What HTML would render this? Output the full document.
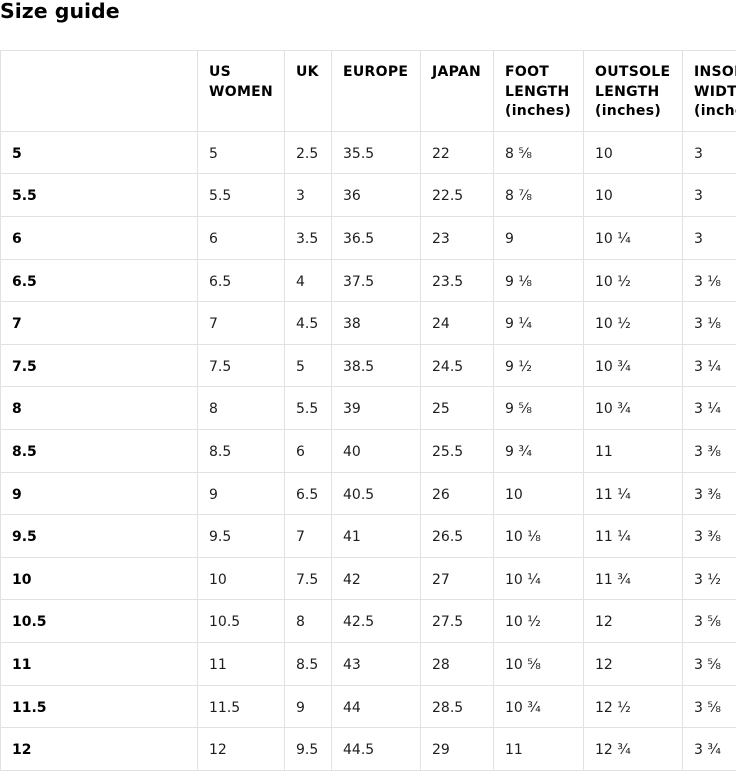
<!DOCTYPE html>
<html>
<head>
<meta charset="utf-8">
<style>
  html, body { margin: 0; padding: 0; background: #fff; }
  body { width: 736px; height: 772px; overflow: hidden; font-family: "DejaVu Sans", "Liberation Sans", sans-serif; color: #1a1a1a; }
  h1 { margin: 0; padding: 0; font-size: 20.5px; line-height: 23px; font-weight: bold; color: #000; height: 23px; position: absolute; top: 0; left: 0; }
  table { position: absolute; top: 50px; left: 0; border-collapse: collapse; table-layout: fixed; width: 772px; font-size: 14px; }
  td, th { border: 1px solid #e2e2e2; padding: 13px 6px 9px 11px; line-height: 19.6px; text-align: left; vertical-align: middle; overflow: hidden; white-space: nowrap; }
  th { vertical-align: top; font-weight: bold; color: #000; padding-top: 12px; padding-bottom: 9px; letter-spacing: 0.3px; white-space: normal; }
  td.b { font-weight: bold; color: #000; }
  td { color: #1e1e1e; }
</style>
</head>
<body>
<h1>Size guide</h1>
<table>
  <colgroup>
    <col style="width:197px">
    <col style="width:87px">
    <col style="width:47px">
    <col style="width:89px">
    <col style="width:73px">
    <col style="width:90px">
    <col style="width:99px">
    <col style="width:90px">
  </colgroup>
  <tr>
    <th></th>
    <th>US<br>WOMEN</th>
    <th>UK</th>
    <th>EUROPE</th>
    <th>JAPAN</th>
    <th>FOOT<br>LENGTH<br>(inches)</th>
    <th>OUTSOLE<br>LENGTH<br>(inches)</th>
    <th>INSOLE<br>WIDTH<br>(inches)</th>
  </tr>
  <tr><td class="b">5</td><td>5</td><td>2.5</td><td>35.5</td><td>22</td><td>8 ⅝</td><td>10</td><td>3</td></tr>
  <tr><td class="b">5.5</td><td>5.5</td><td>3</td><td>36</td><td>22.5</td><td>8 ⅞</td><td>10</td><td>3</td></tr>
  <tr><td class="b">6</td><td>6</td><td>3.5</td><td>36.5</td><td>23</td><td>9</td><td>10 ¼</td><td>3</td></tr>
  <tr><td class="b">6.5</td><td>6.5</td><td>4</td><td>37.5</td><td>23.5</td><td>9 ⅛</td><td>10 ½</td><td>3 ⅛</td></tr>
  <tr><td class="b">7</td><td>7</td><td>4.5</td><td>38</td><td>24</td><td>9 ¼</td><td>10 ½</td><td>3 ⅛</td></tr>
  <tr><td class="b">7.5</td><td>7.5</td><td>5</td><td>38.5</td><td>24.5</td><td>9 ½</td><td>10 ¾</td><td>3 ¼</td></tr>
  <tr><td class="b">8</td><td>8</td><td>5.5</td><td>39</td><td>25</td><td>9 ⅝</td><td>10 ¾</td><td>3 ¼</td></tr>
  <tr><td class="b">8.5</td><td>8.5</td><td>6</td><td>40</td><td>25.5</td><td>9 ¾</td><td>11</td><td>3 ⅜</td></tr>
  <tr><td class="b">9</td><td>9</td><td>6.5</td><td>40.5</td><td>26</td><td>10</td><td>11 ¼</td><td>3 ⅜</td></tr>
  <tr><td class="b">9.5</td><td>9.5</td><td>7</td><td>41</td><td>26.5</td><td>10 ⅛</td><td>11 ¼</td><td>3 ⅜</td></tr>
  <tr><td class="b">10</td><td>10</td><td>7.5</td><td>42</td><td>27</td><td>10 ¼</td><td>11 ¾</td><td>3 ½</td></tr>
  <tr><td class="b">10.5</td><td>10.5</td><td>8</td><td>42.5</td><td>27.5</td><td>10 ½</td><td>12</td><td>3 ⅝</td></tr>
  <tr><td class="b">11</td><td>11</td><td>8.5</td><td>43</td><td>28</td><td>10 ⅝</td><td>12</td><td>3 ⅝</td></tr>
  <tr><td class="b">11.5</td><td>11.5</td><td>9</td><td>44</td><td>28.5</td><td>10 ¾</td><td>12 ½</td><td>3 ⅝</td></tr>
  <tr><td class="b">12</td><td>12</td><td>9.5</td><td>44.5</td><td>29</td><td>11</td><td>12 ¾</td><td>3 ¾</td></tr>
</table>
</body>
</html>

▶ [PROBLEM DETAILS] Repeat all the data as it stands, dropping any images it holds.

▶ [TASK RESULT]
What HTML would render this? Output the full document.
<!DOCTYPE html>
<html>
<head>
<meta charset="utf-8">
<style>
  html, body { margin: 0; padding: 0; background: #fff; }
  body { width: 736px; height: 772px; overflow: hidden; font-family: "DejaVu Sans", "Liberation Sans", sans-serif; color: #1a1a1a; }
  h1 { margin: 0; padding: 0; font-size: 20.5px; line-height: 23px; font-weight: bold; color: #000; height: 23px; position: absolute; top: 0; left: 0; }
  table { position: absolute; top: 50px; left: 0; border-collapse: collapse; table-layout: fixed; width: 772px; font-size: 14px; }
  td, th { border: 1px solid #e2e2e2; padding: 13px 6px 9px 11px; line-height: 19.6px; text-align: left; vertical-align: middle; overflow: hidden; white-space: nowrap; }
  th { vertical-align: top; font-weight: bold; color: #000; padding-top: 12px; padding-bottom: 9px; letter-spacing: 0.3px; white-space: normal; }
  td.b { font-weight: bold; color: #000; }
  td { color: #1e1e1e; }
</style>
</head>
<body>
<h1>Size guide</h1>
<table>
  <colgroup>
    <col style="width:197px">
    <col style="width:87px">
    <col style="width:47px">
    <col style="width:89px">
    <col style="width:73px">
    <col style="width:90px">
    <col style="width:99px">
    <col style="width:90px">
  </colgroup>
  <tr>
    <th></th>
    <th>US<br>WOMEN</th>
    <th>UK</th>
    <th>EUROPE</th>
    <th>JAPAN</th>
    <th>FOOT<br>LENGTH<br>(inches)</th>
    <th>OUTSOLE<br>LENGTH<br>(inches)</th>
    <th>INSOLE<br>WIDTH<br>(inches)</th>
  </tr>
  <tr><td class="b">5</td><td>5</td><td>2.5</td><td>35.5</td><td>22</td><td>8 ⅝</td><td>10</td><td>3</td></tr>
  <tr><td class="b">5.5</td><td>5.5</td><td>3</td><td>36</td><td>22.5</td><td>8 ⅞</td><td>10</td><td>3</td></tr>
  <tr><td class="b">6</td><td>6</td><td>3.5</td><td>36.5</td><td>23</td><td>9</td><td>10 ¼</td><td>3</td></tr>
  <tr><td class="b">6.5</td><td>6.5</td><td>4</td><td>37.5</td><td>23.5</td><td>9 ⅛</td><td>10 ½</td><td>3 ⅛</td></tr>
  <tr><td class="b">7</td><td>7</td><td>4.5</td><td>38</td><td>24</td><td>9 ¼</td><td>10 ½</td><td>3 ⅛</td></tr>
  <tr><td class="b">7.5</td><td>7.5</td><td>5</td><td>38.5</td><td>24.5</td><td>9 ½</td><td>10 ¾</td><td>3 ¼</td></tr>
  <tr><td class="b">8</td><td>8</td><td>5.5</td><td>39</td><td>25</td><td>9 ⅝</td><td>10 ¾</td><td>3 ¼</td></tr>
  <tr><td class="b">8.5</td><td>8.5</td><td>6</td><td>40</td><td>25.5</td><td>9 ¾</td><td>11</td><td>3 ⅜</td></tr>
  <tr><td class="b">9</td><td>9</td><td>6.5</td><td>40.5</td><td>26</td><td>10</td><td>11 ¼</td><td>3 ⅜</td></tr>
  <tr><td class="b">9.5</td><td>9.5</td><td>7</td><td>41</td><td>26.5</td><td>10 ⅛</td><td>11 ¼</td><td>3 ⅜</td></tr>
  <tr><td class="b">10</td><td>10</td><td>7.5</td><td>42</td><td>27</td><td>10 ¼</td><td>11 ¾</td><td>3 ½</td></tr>
  <tr><td class="b">10.5</td><td>10.5</td><td>8</td><td>42.5</td><td>27.5</td><td>10 ½</td><td>12</td><td>3 ⅝</td></tr>
  <tr><td class="b">11</td><td>11</td><td>8.5</td><td>43</td><td>28</td><td>10 ⅝</td><td>12</td><td>3 ⅝</td></tr>
  <tr><td class="b">11.5</td><td>11.5</td><td>9</td><td>44</td><td>28.5</td><td>10 ¾</td><td>12 ½</td><td>3 ⅝</td></tr>
  <tr><td class="b">12</td><td>12</td><td>9.5</td><td>44.5</td><td>29</td><td>11</td><td>12 ¾</td><td>3 ¾</td></tr>
</table>
</body>
</html>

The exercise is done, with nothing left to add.